Whose Homework Is It?


By Cheryl Feuer Gedzelman


What happens during homework time at your house? Do you have to nag Jimmy to do his homework? Do you have to check to see if he did it properly? Do you check and approve, only to find out later that he never wrote down part of it in the first place? Is homework a constant source of frustration for you?

The first thing to remember is that homework is not your job; it’s your child’s job. You worked all day, cooked dinner, and took Jimmy back and forth to football practice. No wonder you resent having to be responsible for homework as well. It is important to teach your child responsibility and reward him accordingly. Praise him for being responsible. Be impressed with the work he does. Give him other responsibilities as well, such as doing dishes or taking care of his little sister. If he proves to be responsible, reward him with privileges, such as a night out to the movies.

But do not give your child too much responsibility. Although homework is her job, Tiffany still may need some help now and then. Many parents expect their children to do their homework right after school, while the parents are still at work. The problems with this arrangement are:
1. Tiffany may find a part she does not understand and have no one there to help her.
2. She may become sidetracked and end up doing something else.
3. Her best friend may call, interrupting everything.

Even though children need responsibility, not all of them are mature enough to impose their own discipline. I recommend having a set homework time every day at a time when a parent or other adult is there to help if needed. Children should do homework in a quiet place with no other people in the same room unless the other people are working, too. While some children claim to work better with music, most people can actually concentrate better without it. While your child is working, someone else can field phone calls; calls may be returned after homework time.

How can you help your child with homework? First of all, remember, it is not your job.
You are available only if needed. You want your child to be mostly independent. If asked for help, do not give away the answer. Ask Michael to read the directions again. Ask him what he thinks the teacher is asking for. Give hints. Make him work. In this way, he will learn to think for himself, and it will not be particularly convenient to ask you about every little thing.

Should you check your child’s homework? At the beginning of the year, yes. With your child, set standards for acceptable quality and neatness. Then assess the situation. If Patty consistently seems to be completing homework neatly and completely, then stop checking. If she rushes through it to finish early, insist that it be done properly. If this becomes too much of a battle, make homework time a set amount of time, allowing about 20 minutes more than she usually takes. If she insists that she finished, tell her that she could use the rest of the time to read or study. She probably will realize that she might as well take her time and do a good job.

If homework is consistently a battle despite taking the measures above, write and sign a contract with your child. If he does all his homework for a week, he will get some special treat, such as a dinner at his favorite restaurant. If he does not do his homework properly, he loses privileges, like going out to play or watching TV. It is his choice, and you are providing motivators. The advantage is that that you do not have to nag.
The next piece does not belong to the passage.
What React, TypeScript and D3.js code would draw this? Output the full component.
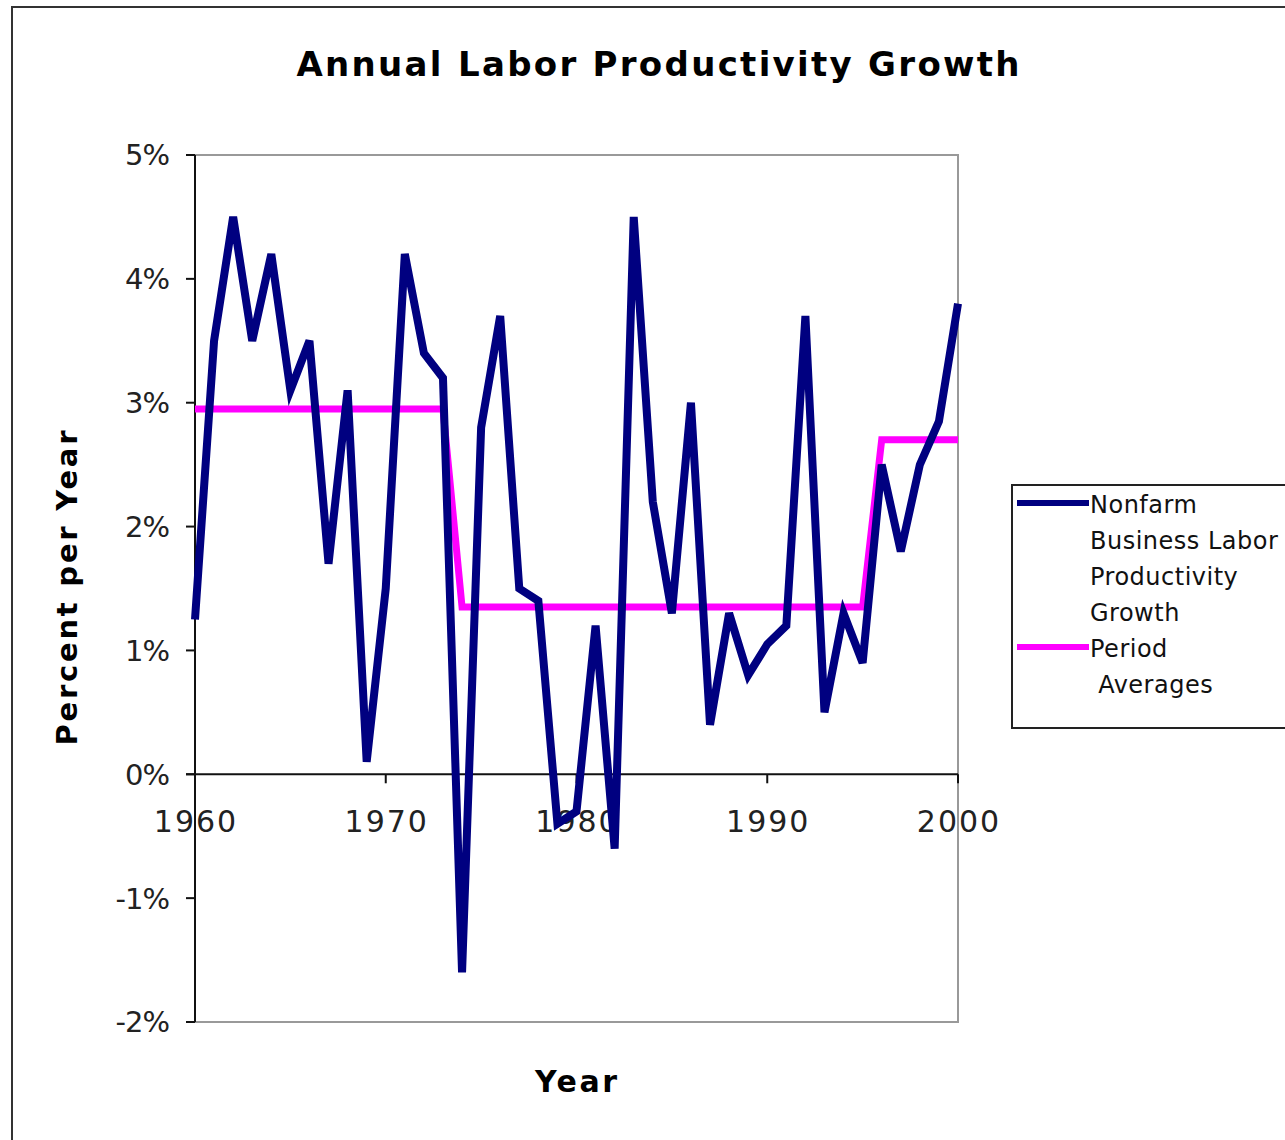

If the reward system does not work and homework is still not completed, there might be other reasons. Children with attention problems, such as Attention Deficit Disorder, may have difficulty organizing their time, and setting and implementing plans for completing homework efficiently. Many children with organizational difficulties also neglect writing down all their assignments completely and forget to bring home necessary books. In this case, it is important to gain cooperation from the teacher. Many students with ADD have a whole extra set of text books at home. Another homework interference is a learning disability or a gap in skills. If these are possibilities for your child, speak to the teacher(s) about potential interventions.

Many parents try to help their children with homework. This is successful for some families, but for other families, emotional relationships interfere. “Mom, I’m not dumb, you know!” In this case, a tutor might be the answer. Again, a tutor is not there to do Sandra’s homework for her. A tutor can answer questions, help teach areas of difficulty, and teach study and homework skills that will help Sandra work more efficiently.

Most importantly, do not wait too long before checking on the homework situation. If your child falls too far behind with homework assignments, he may just give up. Then the battle will become too large. Based on previous school years, you know your child and you will probably recognize patterns of behavior and warning signs. Trust your judgment. Be proactive. It will be worthwhile in the long run.